2) Sanctions and docket control: reinforced authority in extreme noncompliance cases
Masters underscores that Missouri trial courts retain broad inherent authority to impose significant sanctions to maintain judicial efficiency and enforce orders. While the Court did not bless jury-trial cancellation as constitutionally permissible in all circumstances, it did hold that—on this record—the sanction decision fell within permissible discretion.
Future litigants should expect:
- Pattern evidence matters: courts may evaluate a missed conference in context, not isolation;
- “Mistake” explanations may carry little weight when the record shows repeated, strategic, or reckless noncompliance;
- Sanction review remains highly deferential under Holm, particularly where the trial court is managing chronic delay.
4. Complex Concepts Simplified
- Replevin: a lawsuit seeking return of specific personal property (here, vehicles), not just money.
- Conversion: civil “wrongful control” over someone else’s property—treating it as your own.
- Unjust enrichment: a claim that someone unfairly benefited at another’s expense and should restore the value received.
- Request for admissions / “deemed admitted”: a discovery tool asking the other side to admit or deny statements; if not answered on time, the statements can be treated as admitted facts.
- Partial summary judgment: a pretrial ruling resolving some issues (e.g., right to possession) because no genuine factual dispute exists as to those issues.
- Writ of replevin: a court order authorizing seizure/return of the property to the party entitled to possession.
- Contumacious conduct: stubborn, willful disobedience of court authority—behavior that undermines the court’s ability to manage the case.
- Preservation (of error): the requirement that a party clearly raise a claim in the trial court (in the right place and time) so it can be corrected there; otherwise appellate courts generally will not consider it.
- Abuse of discretion: a deferential appellate standard; the appellate court does not ask whether it would have ruled differently, but whether the trial court’s decision was irrational or unjustifiable under the circumstances.

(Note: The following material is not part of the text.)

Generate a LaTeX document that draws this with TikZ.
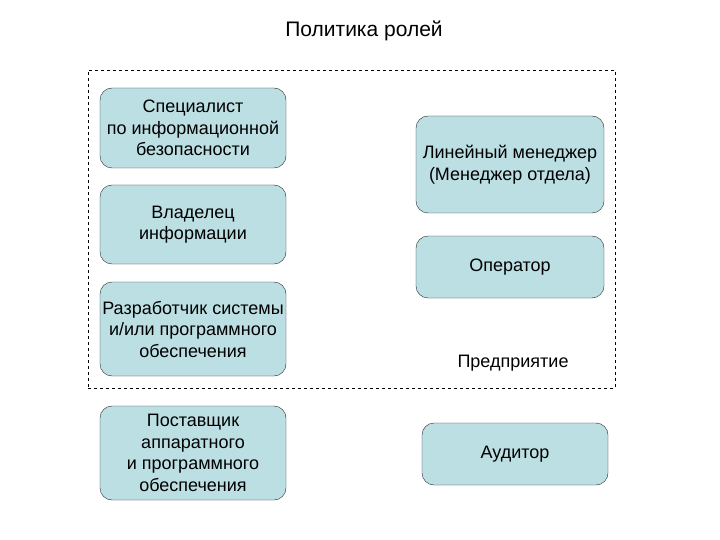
\documentclass[tikz,border=0pt]{standalone}
\usepackage{fontspec}
\setmainfont{Liberation Sans}
\definecolor{roleTeal}{RGB}{188,223,227}
\definecolor{roleEdge}{RGB}{40,40,40}
\usetikzlibrary{positioning}

\begin{document}
\begin{tikzpicture}[x=1pt, y=-1pt,
        every node/.append style={font=\fontsize{18}{21.5}\selectfont},
        rolebox/.style={draw=roleEdge, fill=roleTeal, rounded corners=12pt,
          align=center, inner sep=1pt}
      ]
        \useasboundingbox (0,0) rectangle (720,540);
        % Title
        \node[font=\fontsize{21}{25}\selectfont] (title) at (364,31) {Политика ролей};
        % Enterprise frame
        \node[draw, dashed, minimum width=527pt, minimum height=318pt,
              inner sep=0pt] (firm) at (351.5,229) {};
        \node (firmlbl) at (513,363) {Предприятие};
        % Left column
        \node[rolebox, minimum width=186pt, minimum height=80pt]
          (sec) at (193,128) {Специалист\\по информационной\\безопасности};
        \node[rolebox, minimum width=186pt, minimum height=79pt]
          (owner) at (193,224.5) {Владелец\\информации};
        \node[rolebox, minimum width=186pt, minimum height=94pt]
          (dev) at (193,329) {Разработчик системы\\и/или программного\\обеспечения};
        \node[rolebox, minimum width=186pt, minimum height=94pt]
          (vendor) at (193,453) {Поставщик\\аппаратного\\и программного\\обеспечения};
        % Right column
        \node[rolebox, minimum width=188pt, minimum height=97pt]
          (mgr) at (510,164.5) {Линейный менеджер\\(Менеджер отдела)};
        \node[rolebox, minimum width=188pt, minimum height=62pt]
          (oper) at (510,267) {Оператор};
        \node[rolebox, minimum width=186pt, minimum height=62pt]
          (audit) at (515,454) {Аудитор};
      \end{tikzpicture}
\end{document}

- Punitive damages / “clear and convincing”: additional damages intended to punish and deter, requiring a higher evidentiary standard than “more likely than not.”
5. Conclusion
Masters v. Dawson delivers two durable lessons. First, Missouri appellate review of constitutional jury-trial claims is gated by strict preservation: the issue must be clearly stated in the motion for new trial (or comparable post-trial motion), and courts will not treat a memorandum footnote or incorporation-by-reference as sufficient. Second, the decision reaffirms trial courts’ inherent authority to impose serious sanctions—including measures that effectively eliminate a scheduled jury trial—when justified by a sustained pattern of obstructive, noncompliant conduct, with appellate courts applying highly deferential abuse-of-discretion review.